**Short problem:** Can you set down, exactly as they appear below, the lines from the opening of the material through the one bearing "marker='s', markersize=11, zorder=3)", minus the pictures?
--- BEGIN Data extract ---
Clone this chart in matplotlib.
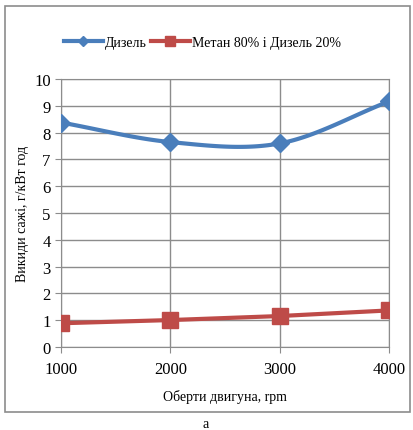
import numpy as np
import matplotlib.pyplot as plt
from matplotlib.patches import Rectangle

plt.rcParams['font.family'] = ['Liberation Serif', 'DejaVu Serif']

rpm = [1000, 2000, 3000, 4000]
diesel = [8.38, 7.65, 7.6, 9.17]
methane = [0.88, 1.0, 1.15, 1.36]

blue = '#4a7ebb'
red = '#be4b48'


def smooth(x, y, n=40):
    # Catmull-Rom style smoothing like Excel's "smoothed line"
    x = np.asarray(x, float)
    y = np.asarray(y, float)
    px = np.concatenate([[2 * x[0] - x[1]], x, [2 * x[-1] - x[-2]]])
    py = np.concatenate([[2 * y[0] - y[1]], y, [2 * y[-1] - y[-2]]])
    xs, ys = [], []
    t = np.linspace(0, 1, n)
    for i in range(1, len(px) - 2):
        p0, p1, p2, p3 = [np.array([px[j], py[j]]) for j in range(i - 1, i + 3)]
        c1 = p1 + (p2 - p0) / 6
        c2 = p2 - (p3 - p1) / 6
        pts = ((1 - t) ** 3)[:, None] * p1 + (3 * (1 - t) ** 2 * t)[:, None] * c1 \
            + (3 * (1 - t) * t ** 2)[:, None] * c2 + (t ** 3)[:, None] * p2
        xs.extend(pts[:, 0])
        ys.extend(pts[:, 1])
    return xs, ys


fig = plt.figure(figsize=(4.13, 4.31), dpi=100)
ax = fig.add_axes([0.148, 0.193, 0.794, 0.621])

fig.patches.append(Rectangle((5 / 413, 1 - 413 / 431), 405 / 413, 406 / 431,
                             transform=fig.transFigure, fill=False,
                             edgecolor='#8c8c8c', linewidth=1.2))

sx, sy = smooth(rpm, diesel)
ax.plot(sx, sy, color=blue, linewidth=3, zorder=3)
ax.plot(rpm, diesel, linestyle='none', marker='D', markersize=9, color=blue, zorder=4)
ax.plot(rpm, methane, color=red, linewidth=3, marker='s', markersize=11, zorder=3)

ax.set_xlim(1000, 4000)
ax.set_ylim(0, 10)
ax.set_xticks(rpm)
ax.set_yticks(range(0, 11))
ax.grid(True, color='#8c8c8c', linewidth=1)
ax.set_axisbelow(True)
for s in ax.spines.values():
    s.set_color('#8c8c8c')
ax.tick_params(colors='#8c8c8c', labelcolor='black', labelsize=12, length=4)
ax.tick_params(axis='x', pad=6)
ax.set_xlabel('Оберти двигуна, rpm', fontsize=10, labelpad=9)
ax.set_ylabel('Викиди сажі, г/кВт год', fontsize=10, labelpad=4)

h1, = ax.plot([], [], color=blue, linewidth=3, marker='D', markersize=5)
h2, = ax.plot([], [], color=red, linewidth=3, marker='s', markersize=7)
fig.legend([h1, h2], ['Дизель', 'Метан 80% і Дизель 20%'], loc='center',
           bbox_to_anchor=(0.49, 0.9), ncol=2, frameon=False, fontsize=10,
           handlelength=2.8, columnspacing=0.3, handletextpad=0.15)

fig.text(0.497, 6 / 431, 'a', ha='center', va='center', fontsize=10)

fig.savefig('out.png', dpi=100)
--- END Data extract ---
**Response for this exercise:**
Clone this chart in matplotlib.
import numpy as np
import matplotlib.pyplot as plt
from matplotlib.patches import Rectangle

plt.rcParams['font.family'] = ['Liberation Serif', 'DejaVu Serif']

rpm = [1000, 2000, 3000, 4000]
diesel = [8.38, 7.65, 7.6, 9.17]
methane = [0.88, 1.0, 1.15, 1.36]

blue = '#4a7ebb'
red = '#be4b48'


def smooth(x, y, n=40):
    # Catmull-Rom style smoothing like Excel's "smoothed line"
    x = np.asarray(x, float)
    y = np.asarray(y, float)
    px = np.concatenate([[2 * x[0] - x[1]], x, [2 * x[-1] - x[-2]]])
    py = np.concatenate([[2 * y[0] - y[1]], y, [2 * y[-1] - y[-2]]])
    xs, ys = [], []
    t = np.linspace(0, 1, n)
    for i in range(1, len(px) - 2):
        p0, p1, p2, p3 = [np.array([px[j], py[j]]) for j in range(i - 1, i + 3)]
        c1 = p1 + (p2 - p0) / 6
        c2 = p2 - (p3 - p1) / 6
        pts = ((1 - t) ** 3)[:, None] * p1 + (3 * (1 - t) ** 2 * t)[:, None] * c1 \
            + (3 * (1 - t) * t ** 2)[:, None] * c2 + (t ** 3)[:, None] * p2
        xs.extend(pts[:, 0])
        ys.extend(pts[:, 1])
    return xs, ys


fig = plt.figure(figsize=(4.13, 4.31), dpi=100)
ax = fig.add_axes([0.148, 0.193, 0.794, 0.621])

fig.patches.append(Rectangle((5 / 413, 1 - 413 / 431), 405 / 413, 406 / 431,
                             transform=fig.transFigure, fill=False,
                             edgecolor='#8c8c8c', linewidth=1.2))

sx, sy = smooth(rpm, diesel)
ax.plot(sx, sy, color=blue, linewidth=3, zorder=3)
ax.plot(rpm, diesel, linestyle='none', marker='D', markersize=9, color=blue, zorder=4)
ax.plot(rpm, methane, color=red, linewidth=3, marker='s', markersize=11, zorder=3)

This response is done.